Produced fluid is also “more of a problem” for well operators, Bryndzia noted, particularly when it comes to “salt in our production facilities.” Among other things, chemicals could crystalize inside pipes and reduce the rate of production.
“If I know where this stuff is coming from, I can actually mitigate against having salting out in production,” Bryndzia said.
“It seems very clear that what we’re looking at is actually natural formation water,” Blondes said.
Yet knowing that the produced fluid is “stuff that’s naturally there” doesn’t solve the mystery of how it got there in the first place, she said.
For both the Utica and Marcellus layers, brine in produced fluid likely started out in an ancient sea.
The salt content of that ancient sea water would have become more and more concentrated as water evaporated. Some liquid may still exist in either deep shale or adjacent rock layers. If the water evaporated completely, solids could have been left in the rock.
Pumping large quantities of fracking fluid down into the deep shale formations could dissolve some chemicals from the rock. Similarly, some amount of liquid could still remain in the tiny pores of that rock and then come up after fracking.
Bryndzia’s research on the Marcellus shale, also presented at the GSA meeting, suggested that lots of brine likely began in the shale layer in one of these ways. However, his data also showed that some brine could come from an adjacent layer.
Indeed, it would be unlikely for the Marcellus shale layer to be the source for all of the produced water, said Brian Stewart, a geologist at the University of Pittsburgh who also spoke at the GSA meeting. Stewart’s team analyzed drill cuttings from Marcellus shale operations in New York.

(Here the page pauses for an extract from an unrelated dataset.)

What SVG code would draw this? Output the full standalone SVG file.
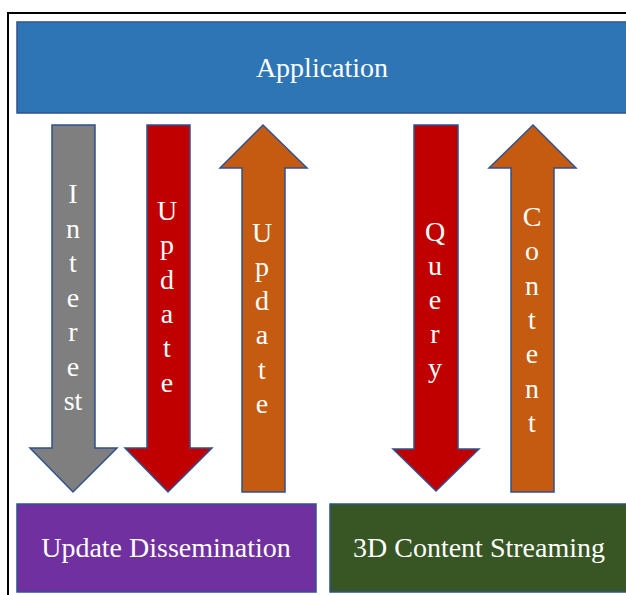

“There’s not enough salt or water in those pores to really explain the super salty water that comes back,” Stewart said.
Instead, the fluid could come from part of the formation “that’s maybe not really a shale, like a little lens of sand in there that might hold more water,” he suggested. “Or, it could come from rock formations above or below the shale.”
In order for that to happen, some interaction with that other layer would have to take place. One possibility is the fracking process itself.
“When you hydraulically fracture, you basically create cracks under those formations, and the water can leak back into your well,” Stewart said.
“It’s clear that the fractures extend outside of the target formation” in the fracking process, he added. “It’s not really possible to keep it within a relatively thin shale unit.” Other research presented at the GSA meeting supports this position.
In some cases, some upward migration of gas or fluids may be possible, which is why there’s some concern about areas with lots of older, abandoned oil and gas wells. However, groundwater contamination would be “extremely difficult” as a result of fracturing done in deep unconventional shale layers, Stewart said.
“You’re still not getting anywhere close to the surface,” Stewart noted. When groundwater contamination has occurred, the more likely reason is faulty drilling or well completion, he said.
Getting more exact answers gets tricky, especially because there’s a bit of a “chicken and egg” problem, Blondes noted. Fluids from deep shale layers generally don’t come up unless fracking is done, so it’s harder to figure out what would come up otherwise.
In the case of produced fluid from the Utica shale, “ it’s likely it’s from Utica itself,” Blondes suspects. “It seems somewhat different from the Marcellus.”
“We definitely cannot say for sure,” though, she said, “because we don’t necessarily have samples overlying and underlying the formation.” To get those samples, she and other researchers need more access to wells, particularly those in the Utica shale.
“We’re actually mostly interested in some of the older wells that have been in production for a while,” since those would have the highest proportion of natural formation water, Blondes said.
USGS is “not a regulatory agency,” she added, “and we take utmost care to not give away any proprietary data.”
“We only have a couple of data points from the Utica,” Blondes said. “Our goal is to be able to sample the Utica and above and below.”